Obama, of course, sends letters of condolence to families of the fallen. But controversy has surrounded them. And recently, he turned up at a glitzy fundraiser shortly after attending services for slain troops at Fort Hood. However one views this, it’s difficult to picture George W. Bush conducting himself that way.
Then, there is Obama’s slashing of the military budget. It’s doubtful that our former warriors appreciate seeing that budget cut to pre-World War II levels.
Under Obama, Democrats seek military votes by talking about veterans affairs, rather than about maintaining a strong military. Veteran affairs are important, of course. Yet, as tough as things have been for many veterans of the Afghanistan and Iraq wars, they don’t seem receptive to John Kerry’s view that they are primarily victims.
Specific budgetary cuts also suggest a lack of regard for those who do our fighting. The Obama Pentagon proposes to do away with the A-10 Thunderbolt, also known, thanks to its appearance, as the Warthog.
This is a unique flying fighting machine.

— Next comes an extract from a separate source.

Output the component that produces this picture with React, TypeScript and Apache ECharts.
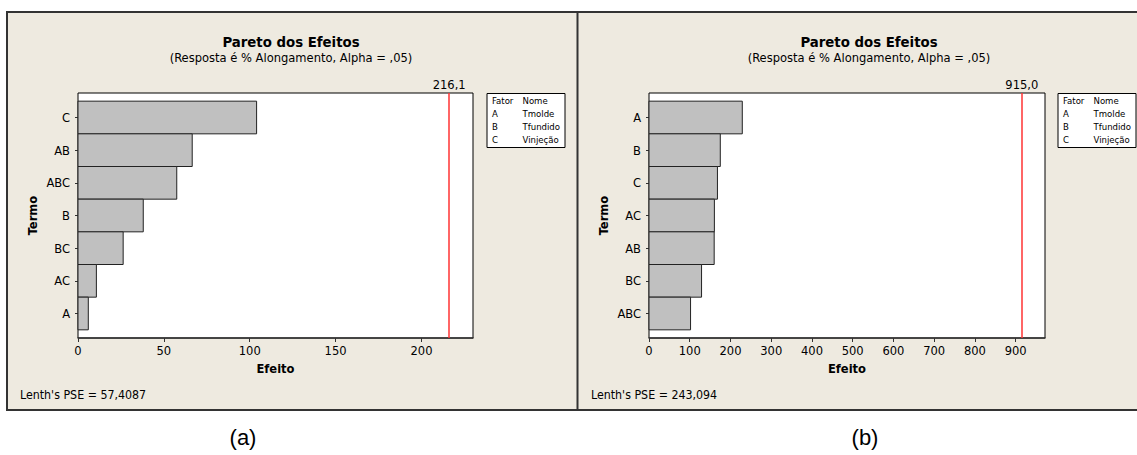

Protected by armor, it flies into combat zones at an altitude low enough for pilots to distinguish friend from foe. Foes become the target of a 30mm cannon that protrudes from front of the aircraft. Says one retired Air Force pilot, “we can kill everything on the battlefield; the full spectrum — tanks to troops.”
Developed in the late 1960s and early 1970s when helicopters were routinely being shot down in Vietnam, the A-10 has saved the lives of U.S. troops in war after war. In the first Persian Gulf War, it took out much of Iraq’s tanks, artillery, and missile sites. In Afghanistan it saved 90 coalition troops who were on the verge of being overrun by the Taliban. For this, the pilots received the Distinguished Flying Cross with Valor.
Not surprisingly, troops love the Warthog. So does the brass. Gen. Martin Dempsey, Chairman of the Joint Chiefs of Staff, calls it “the ugliest, most beautiful aircraft on the planet.” Gen. John Campbell, the Army’s vice chief of staff, calls it a “game-changer.”
The Air Force defends its decision to do away with the A-10 on the grounds that, with the defense cuts that have been ordered, they have no real choice. That sounds implausible.
But it seems clear, given affection for the aircraft even among top brass, that if Obama’s cuts were less severe, “the best close-air support platform we have” (to quote Sen. Kelly Ayotte whose husband was an A-10 pilot) would not be on its way out.
It also seems clear that military veterans have good reason to wish that America had a different commander-in chief.